No hay que olvidar la dimensión emocional. Un estudiante que interrumpe puede estar atravesando inseguridades, problemas personales o simplemente dificultades para manejar sus emociones. En estos casos, la escuela puede convertirse en un espacio de contención. La paciencia y la empatía del docente, sumadas al trabajo de los equipos de orientación escolar cuando existen, ofrecen herramientas valiosas para abordar la conducta de fondo.
Enfrentar las interrupciones constantes requiere un equilibrio entre firmeza y comprensión. Ni ignorar el problema ni castigarlo de manera desmedida. Lo más valioso es construir un camino donde el estudiante aprenda a regular su conducta y a encontrar otras formas de expresarse. Cada clase interrumpida es una oportunidad para enseñar no solo matemáticas, lengua o historia, sino también convivencia, respeto y autocontrol.

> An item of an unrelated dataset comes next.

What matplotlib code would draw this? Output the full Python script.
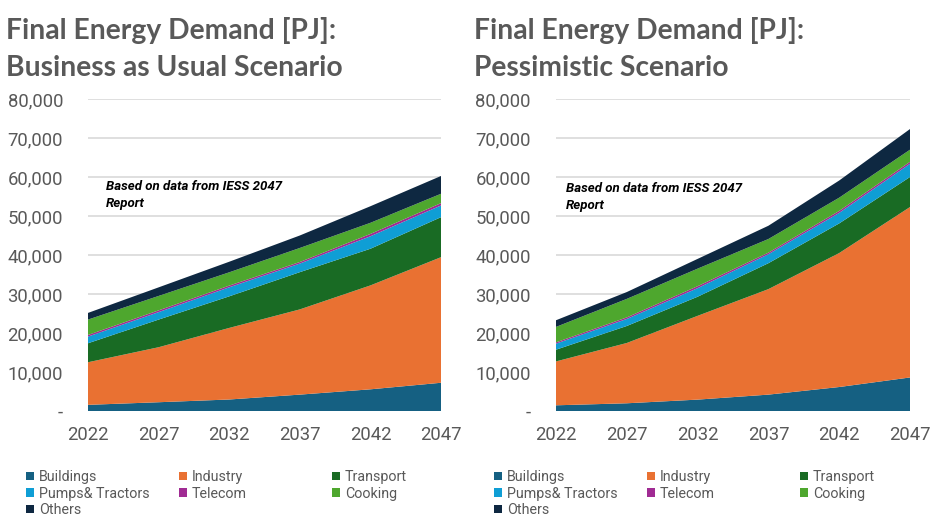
import matplotlib
matplotlib.use("Agg")
import matplotlib.pyplot as plt
from matplotlib.patches import Patch
from matplotlib.ticker import FuncFormatter

years = [2022, 2027, 2032, 2037, 2042, 2047]
categories = ["Buildings", "Industry", "Transport", "Pumps& Tractors", "Telecom", "Cooking", "Others"]
colors = ["#156082", "#E97132", "#196B24", "#0F9ED5", "#A02B93", "#4EA72E", "#0E2841"]

# Business as Usual (PJ) per category
bau_buildings = [1580, 2250, 2950, 4200, 5560, 7240]
bau_industry = [10920, 14100, 18350, 21850, 26640, 32200]
bau_transport = [4870, 7090, 8100, 9550, 9400, 10260]
bau_pumps = [1710, 1910, 2320, 2200, 3200, 3000]
bau_telecom = [420, 450, 430, 400, 600, 600]
bau_cooking = [3940, 3700, 3410, 3600, 2850, 2400]
bau_others = [1710, 2200, 2710, 3200, 4250, 4560]

# Pessimistic scenario (PJ) per category
pes_buildings = [1460, 1980, 2920, 4200, 6150, 8600]
pes_industry = [11250, 15460, 21480, 27050, 34350, 43700]
pes_transport = [3010, 4360, 4900, 6650, 7600, 7700]
pes_pumps = [1550, 1800, 2200, 2300, 2700, 3400]
pes_telecom = [330, 400, 500, 400, 500, 500]
pes_cooking = [3960, 4750, 4500, 3500, 3400, 3100]
pes_others = [1710, 1750, 2500, 3400, 4400, 5300]

title_line1 = "Final Energy Demand [PJ]:"
title_line2 = ["Business as Usual Scenario", "Pessimistic Scenario"]
note = "Based on data from IESS 2047\nReport"

tick_font = "Roboto"
title_font = "Lato"
grey = "#595959"

W, H = 938, 530
fig = plt.figure(figsize=(W / 100, H / 100), dpi=100)
axes_rects = [[88 / W, 119 / H, 353 / W, 312 / H],
              [556 / W, 119 / H, 354 / W, 312 / H]]
data_sets = [
    [bau_buildings, bau_industry, bau_transport, bau_pumps, bau_telecom, bau_cooking, bau_others],
    [pes_buildings, pes_industry, pes_transport, pes_pumps, pes_telecom, pes_cooking, pes_others],
]
note_pos = [(106, 195.5), (566, 197.5)]
title_x = [6, 474]
legend_cols = [[26, 179, 332], [494, 647, 800]]
legend_groups = [[0, 3, 6], [1, 4], [2, 5]]


def fmt(v, pos):
    if v == 0:
        return "-"
    return f"{int(v):,}"


for i in range(2):
    ax = fig.add_axes(axes_rects[i])
    ax.stackplot(years, data_sets[i], colors=colors, labels=categories, linewidth=0)
    ax.set_xlim(2022, 2047)
    ax.set_ylim(0, 80000)
    ax.set_yticks(range(0, 80001, 10000))
    ax.yaxis.set_major_formatter(FuncFormatter(fmt))
    ax.set_xticks(years)
    ax.grid(axis="y", color="#D9D9D9", linewidth=1.2)
    ax.set_axisbelow(True)
    for s in ax.spines.values():
        s.set_visible(False)
    ax.tick_params(length=0, labelcolor=grey)
    ax.tick_params(axis="y", pad=18)
    ax.tick_params(axis="x", pad=11)
    for lab in ax.get_xticklabels() + ax.get_yticklabels():
        lab.set_family(tick_font)
        lab.set_fontsize(13.3)

    fig.text(title_x[i] / W, 1 - 39 / H, title_line1, fontsize=20.3, fontweight="bold",
             color=grey, family=title_font, va="baseline", ha="left")
    fig.text(title_x[i] / W, 1 - 76 / H, title_line2[i], fontsize=20.3, fontweight="bold",
             color=grey, family=title_font, va="baseline", ha="left")

    fig.text(note_pos[i][0] / W, 1 - note_pos[i][1] / H, note, fontsize=9.5,
             fontweight="bold", fontstyle="italic", family="Roboto", color="black",
             va="center", ha="left", linespacing=1.4)

    for col_x, group in zip(legend_cols[i], legend_groups):
        handles = [Patch(facecolor=colors[k], edgecolor="none") for k in group]
        labels = [categories[k] for k in group]
        fig.legend(handles, labels, loc="upper left",
                   bbox_to_anchor=(col_x / W, 1 - 470 / H), ncol=1, frameon=False,
                   prop={"family": tick_font, "size": 10.3}, labelcolor=grey,
                   handlelength=0.56, handleheight=0.56, handletextpad=0.35,
                   labelspacing=0.175, borderaxespad=0, borderpad=0)

fig.savefig("out.png", dpi=100)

Cuando el docente logra que el alumno entienda que tiene un lugar legítimo en el aula, pero que debe respetar el ritmo de todos, el clima de aprendizaje mejora notablemente. La meta no es silenciar, sino enseñar a participar de manera constructiva. Porque detrás de cada interrupción hay una persona que, con orientación y acompañamiento, puede transformar esa energía desordenada en una fuerza positiva para sí misma y para el grupo.